Musical crossover
A voice that caused a cantor to cry, ‘Oh God!’
As a jazz and blues singer, Catherine Russell enjoys digging back through the archives of American music and rediscovering works that are seldom performed or recorded.
“I like songs that haven’t been done and have great stories, great melodies, and great harmonic structure. There are so many of them, and if I find something I like I will look to see when it was last recorded,” she told NJ Jewish News in an Oct. 29 phone interview from her home in Manhattan.

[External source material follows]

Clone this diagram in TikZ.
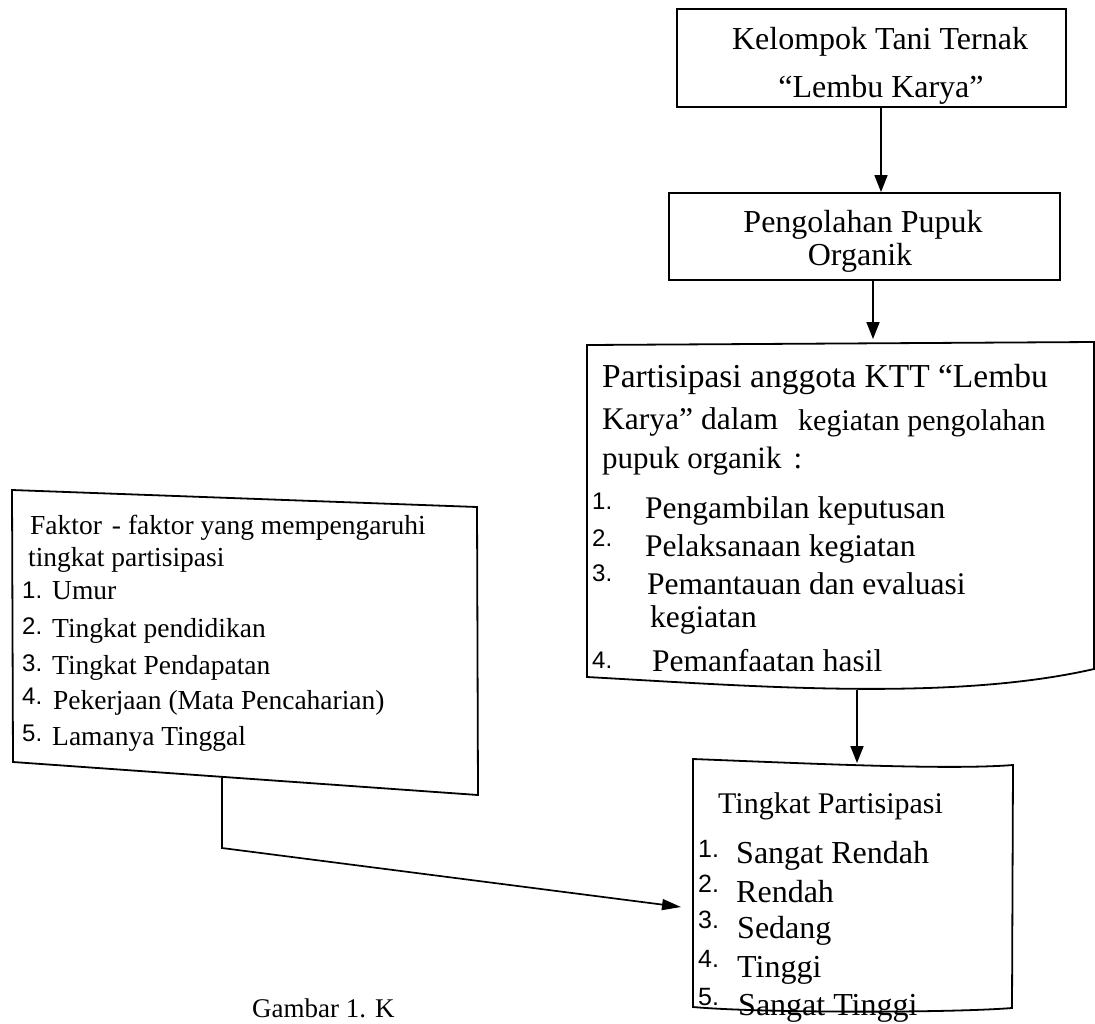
\documentclass[tikz,border=0pt]{standalone}
\usepackage{fontspec}
\setmainfont{Liberation Serif}
\newfontfamily\numfont{Liberation Sans}
\usetikzlibrary{arrows.meta}
\begin{document}
\begin{tikzpicture}[x=1pt,y=-1pt,
  box/.style={draw, line width=1.8pt},
  arr/.style={line width=1.7pt, -{Triangle[length=17pt,width=13pt]}},
  tw/.style={inner sep=0pt, anchor=base west},
  tc/.style={inner sep=0pt, anchor=base},
  fs/.style={font=\fontsize{#1}{#1}\selectfont},
  fn/.style={font=\numfont\fontsize{#1}{#1}\selectfont}]
\useasboundingbox[fill=white] (0,0) rectangle (1095,1023);

% top boxes
\node[box, minimum width=389pt, minimum height=98pt, inner sep=0pt] (b1) at (871.5,58) {};
\node[tc,fs=32] (t1a) at (880,49) {Kelompok Tani Ternak};
\node[tc,fs=32] (t1b) at (881,97) {“Lembu Karya”};

\node[box, minimum width=391pt, minimum height=87pt, inner sep=0pt] (b2) at (864.5,236.5) {};
\node[tc,fs=32] (t2a) at (863,232) {Pengolahan Pupuk};
\node[tc,fs=32] (t2b) at (860,265) {Organik};

% big participation box
\coordinate (g1) at (587,345);
\coordinate (g2) at (1094,342);
\coordinate (g3) at (1094,669);
\coordinate (g4) at (587,677);
\draw[box] (g1) -- (g2) -- (g3) .. controls (950,702) and (750,686) .. (g4) -- cycle;
\node[tw,fs=33.5] (p1) at (602,387) {Partisipasi anggota KTT “Lembu};
\node[tw,fs=31.5] (p2a) at (602,429) {Karya” dalam};
\node[tw,fs=30] (p2b) at (798,430) {kegiatan pengolahan};
\node[tw,fs=31] (p3) at (602,468) {pupuk organik\hspace{12pt}:};
\node[tw,fn=24] (pn1) at (592,509) {1.};
\node[tw,fn=24] (pn2) at (592,546) {2.};
\node[tw,fn=24] (pn3) at (592,581) {3.};
\node[tw,fn=24] (pn4) at (592,668) {4.};
\node[tw,fs=31.5] (pi1) at (645,518) {Pengambilan keputusan};
\node[tw,fs=31.5] (pi2) at (645,556) {Pelaksanaan kegiatan};
\node[tw,fs=31.5] (pi3) at (647,594) {Pemantauan dan evaluasi};
\node[tw,fs=31.5] (pi3b) at (650,627) {kegiatan};
\node[tw,fs=31.5] (pi4) at (652,671) {Pemanfaatan hasil};

% Tingkat Partisipasi box
\coordinate (k1) at (693,759);
\coordinate (k2) at (1013,765);
\coordinate (k3) at (1012,1008);
\coordinate (k4) at (693,1007);
\draw[box] (k1) .. controls (820,764) and (950,770) .. (k2) -- (k3)
  .. controls (950,1013) and (760,1013) .. (k4) -- cycle;
\node[tw,fs=30] (tk) at (718,813) {Tingkat Partisipasi};
\node[tw,fn=25] (kn1) at (698,857) {1.};
\node[tw,fn=25] (kn2) at (698,892) {2.};
\node[tw,fn=25] (kn3) at (698,928) {3.};
\node[tw,fn=25] (kn4) at (698,967) {4.};
\node[tw,fn=25] (kn5) at (698,1005) {5.};
\node[tw,fs=32] (ki1) at (736,863) {Sangat Rendah};
\node[tw,fs=32] (ki2) at (736,902) {Rendah};
\node[tw,fs=32] (ki3) at (737,938) {Sedang};
\node[tw,fs=32] (ki4) at (737,977) {Tinggi};
\node[tw,fs=32] (ki5) at (738,1015) {Sangat Tinggi};

% left factor box
\coordinate (l1) at (12,490);
\coordinate (l2) at (477,507);
\coordinate (l3) at (478,795);
\coordinate (l4) at (13,762);
\draw[box] (l1) -- (l2) -- (l3) -- (l4) -- cycle;
\node[tw,fs=27.5] (f0) at (30,534) {Faktor\hspace{10pt}- faktor yang mempengaruhi};
\node[tw,fs=27.5] (f0b) at (28,566) {tingkat partisipasi};
\node[tw,fn=24] (fn1) at (22,598) {1.};
\node[tw,fn=24] (fn2) at (22,634) {2.};
\node[tw,fn=24] (fn3) at (22,671) {3.};
\node[tw,fn=24] (fn4) at (22,704) {4.};
\node[tw,fn=24] (fn5) at (22,741) {5.};
\node[tw,fs=27.5] (fi1) at (52,599) {Umur};
\node[tw,fs=27.5] (fi2) at (52,637) {Tingkat pendidikan};
\node[tw,fs=27.5] (fi3) at (52,674) {Tingkat Pendapatan};
\node[tw,fs=27.5] (fi4) at (53,709) {Pekerjaan (Mata Pencaharian)};
\node[tw,fs=27.5] (fi5) at (52,745) {Lamanya Tinggal};

% connectors
\coordinate (ax1) at (881,0);
\coordinate (ax2) at (873,339);
\draw[arr] (b1.south -| ax1) -- (b2.north -| ax1);
\draw[arr] (b2.south -| ax2) -- (ax2);
\coordinate (bigbot) at (857,690);
\coordinate (tktop) at (857,763);
\draw[arr] (bigbot) -- (tktop);
\coordinate (lb) at (222,776);
\coordinate (lc) at (222,848);
\coordinate (lt) at (681,907);
\draw[line width=1.7pt, -{Triangle[length=19pt,width=11pt]}] (lb) -- (lc) -- (lt);

% caption
\node[tw,fs=27] (cap) at (252,1017) {Gambar 1. K};
\end{tikzpicture}
\end{document}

Those unusual preferences have a special appeal for Cantor Janet Ilene Roth at Congregation Ohr Shalom-the Summit Jewish Community Center, who invited Russell to perform at her synagogue on Saturday evening, Nov. 15.
It will be Russell’s first performance in a synagogue and, said Roth, “it is the first concert that I’m producing for the shul that is not, in any way, really connected to the Jewish culture.”
“I am a cantor and a guardian of the Jewish musical tradition, but at the same time I believe the synagogue should be a center for culture. The first time I heard her I said ‘Oh, my God, I have to bring her here.’”
“I like singing in houses of worship. It is a good thing,” Russell told NJJN. “I’ve been to synagogues once or twice in my life, and for me, houses of worship are houses of worship. They are always anointed spiritual places where music is embraced, and we embrace the great American songbook, which has mostly Jewish writers.”
The Grammy Award-winner will appear with her accompanist, pianist Mark Shane, who happens to be Jewish.
Russell is the daughter of two jazz musicians, big band leader Luis Russell and Carline Ray, a singer and guitarist who performed with the International Sweethearts of Rhythm, an all-female orchestra.
Russell grew up in Manhattan, the Bronx, and southern California before returning to New York to study at the American Academy of Dramatic Arts. At first, she opted against following her parents’ footsteps into music. “I loved theater,” she said.
She performed in Off- and Off-Off Broadway productions in the 1980s. Her sole Broadway appearance was in Big River: The Adventures of Huckleberry Finn, which ran for 1,005 performances between 1985 and 1987.
As a full-time musician who sings and plays mandolin, piano, guitar, and percussion, she prefers songs associated with African-American artists written prior to 1960s. “Fats Waller, Big Mama Thornton, and Alberta Hunter are three of my favorites,” she said. She performed Crazy Blues, a 1920 song by Mamie Smith, in an episode of the HBO series Boardwalk Empire.
Russell has played keyboards and sung back-up for such non-jazz artists as David Bowie, Steely Dan, and Cyndi Lauper. One of her more unusual incarnations was as a vocalist in a group called the Black Italians, a name dreamed up by leader Jimmy Vivino for his multiracial eight-piece rock band. “It was kind of a United Nations unit,” she said.
“I am a fan of all these artists, and their tours took me all over the world and I love traveling,” said Russell. “It was a great experience for me. Now I know how to tour, and I’ve been doing it for 30 years. In a vocalist’s career there may be several types of music happening simultaneously.”
Among her recent trips was a fall tour of Siberia and six sold-out concerts last spring in the Israeli cities of Tel Aviv, Herzliya, and Modi’in.
“It was her first visit to Israel,” wrote her husband and manager, Paul Kahn, in an e-mail to NJJN. “It was a wonderful experience and she thoroughly enjoyed the audiences, historic sights, and especially the food.”
Now in her mid-50s, Russell said she still enjoys the road, despite a grueling itinerary of long airplane flights and one-night stands. “I meet new people and see how they do things. The people are incredible, and black people are no longer strangers to them in many parts of the world. They love American music and they enjoy what we do.”
Russell finds “a lot more young people overseas who embrace older styles of music. They are more open to everything and love more styles of American music than Americans do.”
But, she feels, Jewish people have a special affinity for the jazz and the blues she performs.
“Jews have rhythm, you know what I mean?” she said. “Jews and music are kind of inseparable things — whatever genre of music it is. That is why black people and Jewish people understand one another.”